Informatics for RNA-seq Analysis
High-throughput sequencing of RNA libraries (RNA-seq) has become increasingly common and largely supplanted gene microarrays for transcriptome profiling. When processed appropriately, RNA-seq data has the potential to provide a considerably more detailed view of the transcriptome. The CBW has developed a 3-day course providing an introduction to RNA-seq data analysis followed by integrated tutorials demonstrating the use of popular RNA-seq analysis packages. The tutorials are designed as self-contained units that include example data (Illumina paired-end RNA-seq data) and detailed instructions for installation of all required bioinformatics tools (HISAT, StringTie, etc.).
Participants will gain practical experience and skills to be able to:
- Perform command-line Linux based analysis on the cloud
- Assess quality of RNA-seq data
- Align RNA-seq data to a reference genome
- Estimate known gene and transcript expression
- Perform differential expression analysis
- Discover novel isoforms
- Visualize and summarize the output of RNA-seq analyses in R
- Assemble transcripts from RNA-Seq data.
Graduates, postgraduates, and PIs working or about to embark on an analysis of RNA-seq data. Attendees may be familiar with some aspect of RNA-seq analysis (e.g. gene expression analysis) or have no direct experience.
Basic familiarity with Linux environment and S, R, or Matlab.

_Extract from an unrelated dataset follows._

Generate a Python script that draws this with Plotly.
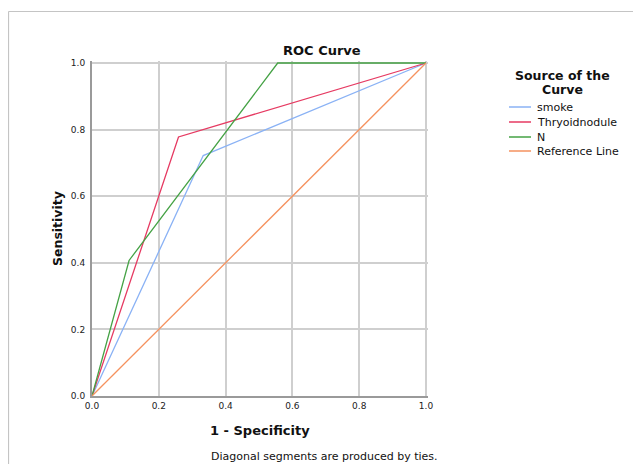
import plotly.graph_objects as go

series_names = ["smoke", "Thryoidnodule", "N", "Reference Line"]
smoke_x = [0.0, 0.333, 1.0]
smoke_y = [0.0, 0.722, 1.0]
thyroid_x = [0.0, 0.259, 1.0]
thyroid_y = [0.0, 0.778, 1.0]
n_x = [0.0, 0.111, 0.556, 1.0]
n_y = [0.0, 0.407, 1.0, 1.0]
ref_x = [0.0, 1.0]
ref_y = [0.0, 1.0]
tick_vals = [0.0, 0.2, 0.4, 0.6, 0.8, 1.0]
tick_text = ["0.0", "0.2", "0.4", "0.6", "0.8", "1.0"]

colors = ["#8ab2f5", "#e63a62", "#45a245", "#f5925f"]
FONT = "DejaVu Sans"
TXT = "#111111"

W, H = 633, 456          # page adds 8px body margin
L, R, T, B = 84, 213, 53, 68
PW, PH = W - L - R, H - T - B
OFF = 8


def px(sx):
    return (sx - OFF - L) / PW


def py(sy):
    return (H - B - (sy - OFF)) / PH


fig = go.Figure()
for name, xs, ys, c in zip(series_names,
                           [smoke_x, thyroid_x, n_x, ref_x],
                           [smoke_y, thyroid_y, n_y, ref_y],
                           colors):
    fig.add_trace(go.Scatter(x=xs, y=ys, mode="lines", name=name,
                             line=dict(color=c, width=1.3), showlegend=False))

axis_common = dict(range=[0, 1.006], tickvals=tick_vals, ticktext=tick_text,
                   showgrid=True, gridcolor="#cfcfcf", gridwidth=1.5,
                   zeroline=False, showline=True, linecolor="#9a9a9a",
                   linewidth=2, ticks="",
                   tickfont=dict(size=9, color="#222", family=FONT))

shapes = [
    dict(type="line", xref="paper", yref="paper",
         x0=px(8.5), x1=px(700), y0=py(11.5), y1=py(11.5),
         line=dict(color="#c4c4c4", width=1.2)),
    dict(type="line", xref="paper", yref="paper",
         x0=px(8.5), x1=px(8.5), y0=py(11.5), y1=py(520),
         line=dict(color="#c4c4c4", width=1.2)),
]

annotations = [
    dict(text="<b>ROC Curve</b>", x=px(322), y=py(51)),
    dict(text="<b>Source of the</b>", x=px(562), y=py(75), size=12.5),
    dict(text="<b>Curve</b>", x=px(562), y=py(89), size=12.5),
    dict(text="<b>Sensitivity</b>", x=px(57), y=py(229), textangle=-90, size=12.5),
    dict(text="<b>1 - Specificity</b>", x=px(260), y=py(430)),
    dict(text="Diagonal segments are produced by ties.", x=px(324), y=py(456), size=11),
]

# legend entries (drawn manually for exact spacing)
legend_y = [107, 122, 137, 151]
for name, c, ly in zip(series_names, colors, legend_y):
    shapes.append(dict(type="line", xref="paper", yref="paper",
                       x0=px(509), x1=px(531), y0=py(ly), y1=py(ly),
                       line=dict(color=c, width=1.5)))
    annotations.append(dict(text=name, x=px(535), y=py(ly), xanchor="left", size=11))

ann_objs = []
for a in annotations:
    ann_objs.append(dict(
        text=a["text"], x=a["x"], y=a["y"], xref="paper", yref="paper",
        showarrow=False, xanchor=a.get("xanchor", "center"), yanchor="middle",
        textangle=a.get("textangle", 0), align="center",
        font=dict(size=a.get("size", 13), family=FONT, color=TXT)))

fig.update_layout(
    width=W, height=H,
    margin=dict(l=L, r=R, t=T, b=B, pad=0),
    plot_bgcolor="white", paper_bgcolor="white",
    font=dict(family=FONT, color=TXT),
    xaxis=dict(**axis_common, ticklabelstandoff=0),
    yaxis=dict(**axis_common, ticklabelstandoff=3),
    showlegend=False,
    shapes=shapes,
    annotations=ann_objs,
)

fig.write_html("out.html")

You will also require your own laptop computer. Minimum requirements: 1024x768 screen resolution, 1.5GHz CPU, 2GB RAM, 10GB free disk space, recent versions of Windows, Mac OS X or Linux (Most computers purchased in the past 3-4 years likely meet these requirements). If you do not have access to your own computer, please contact firstname.lastname@example.org for other possible options.

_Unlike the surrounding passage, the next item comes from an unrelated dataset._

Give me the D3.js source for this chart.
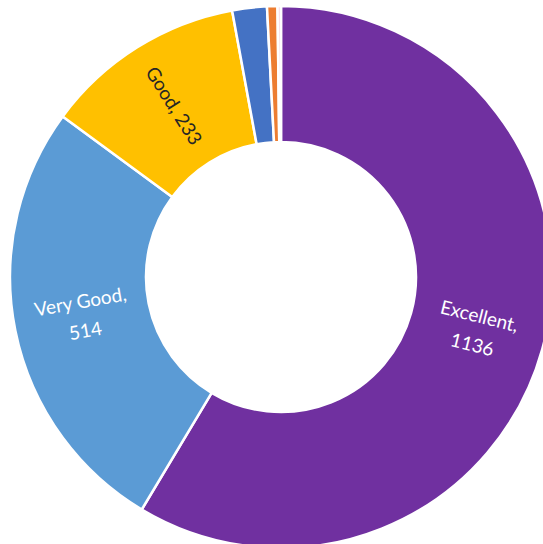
<!DOCTYPE html>
<html><head><meta charset="utf-8">
<script src="https://cdn.jsdelivr.net/npm/d3@7"></script>
<style>html,body{margin:0;padding:0;background:#fff;overflow:hidden}</style>
</head><body>
<svg id="c" width="543" height="544"></svg>
<script>
const categories = ["Excellent", "Very Good", "Good", "Fair", "Poor", "Other"];
const values = [1136, 514, 233, 40, 12, 4];
const colors = ["#7030A0", "#5B9BD5", "#FFC000", "#4472C4", "#ED7D31", "#F8D7E0"];
const labelShown = [true, true, true, false, false, false];
const labelColors = ["#ffffff", "#ffffff", "#262626", "#000", "#000", "#000"];
const labelRotation = [14, -10, 58, 0, 0, 0];

const W = 543, H = 544, cx = 281, cy = 277, rOuter = 271, rInner = 135;
const svg = d3.select("#c");
const g = svg.append("g").attr("transform", `translate(${cx},${cy})`);
const data = categories.map((c, i) => ({cat: c, val: values[i], i}));
const pie = d3.pie().value(d => d.val).sort(null);
const arc = d3.arc().innerRadius(rInner).outerRadius(rOuter);
const labelArc = d3.arc().innerRadius(202).outerRadius(202);
const arcs = pie(data);
g.selectAll("path").data(arcs).join("path")
  .attr("d", arc)
  .attr("fill", d => colors[d.data.i])
  .attr("stroke", "#fff").attr("stroke-width", 2.5).attr("stroke-linejoin", "round");

const lab = g.selectAll("g.lab").data(arcs.filter(d => labelShown[d.data.i])).join("g")
  .attr("class", "lab")
  .attr("transform", d => { const [x, y] = labelArc.centroid(d); return `translate(${x},${y}) rotate(${labelRotation[d.data.i]})`; });
lab.each(function(d) {
  const t = d3.select(this).append("text")
    .attr("text-anchor", "middle")
    .attr("font-family", "Lato, 'Open Sans', sans-serif")
    .attr("font-size", 19)
    .attr("fill", labelColors[d.data.i]);
  if (d.data.i === 2) {
    t.append("tspan").attr("x", 0).attr("dy", "0.35em").text(`${d.data.cat}, ${d.data.val}`);
  } else {
    t.append("tspan").attr("x", 0).attr("dy", "-0.45em").text(`${d.data.cat},`);
    t.append("tspan").attr("x", 0).attr("dy", "1.55em").text(d.data.val);
  }
});
</script>
</body></html>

This workshop requires participants to complete pre-workshop tasks and readings.
Module 1: Introduction to Cloud Computing
Module 2: Introduction to RNA sequencing and analysis
- Basic introduction to biology of RNA-seq
- Experimental design and analysis considerations
- Commonly asked questions
Module 3: RNA-Seq alignment and visualization
- RNA-seq alignment challenges and common questions
- Alignment strategies
- Introduction to HISAT2
- Introduction to the BAM and BED formats
- Basic manipulation of BAMs with samtools, Picard, etc.
- Visualization of RNA-seq alignments - IGV
- Alignment QC Assessment
- BAM read counting and determination of variant allele expression status
- Run HISAT2 with parameters suitable for gene expression analysis
- Use samtools to explore and manipulate the features of the SAM/BAM files
- Use IGV to visualize HISAT2 alignments, view a variant position, load exon junctions files, etc.
- Determine BAM-read counts at a variant position
- Use samtools flagstat, samstat, FastQC to assess quality of alignments
Module 4: Expression and differential expression
- Expression estimation for known genes and transcripts
- FPKM/TPM expression estimates vs. raw counts
- Differential expression methods
- Downstream interpretation of expression and differential expression estimates
Module 5: Reference free alignment
Module 6: Isoform discovery and alternative expression
- Explore use of StringTie in reference annotation based transcript (RABT) assembly mode and de novo assembly mode. Both modes require a reference genome sequence.
Module 7: Genome-Free De Novo Transcript Assembly
- Reconstructing transcripts using Trinity
- Genome-free transcript quantification and differential expression analysis
Module 8: Functional Annotation and Analysis of Transcripts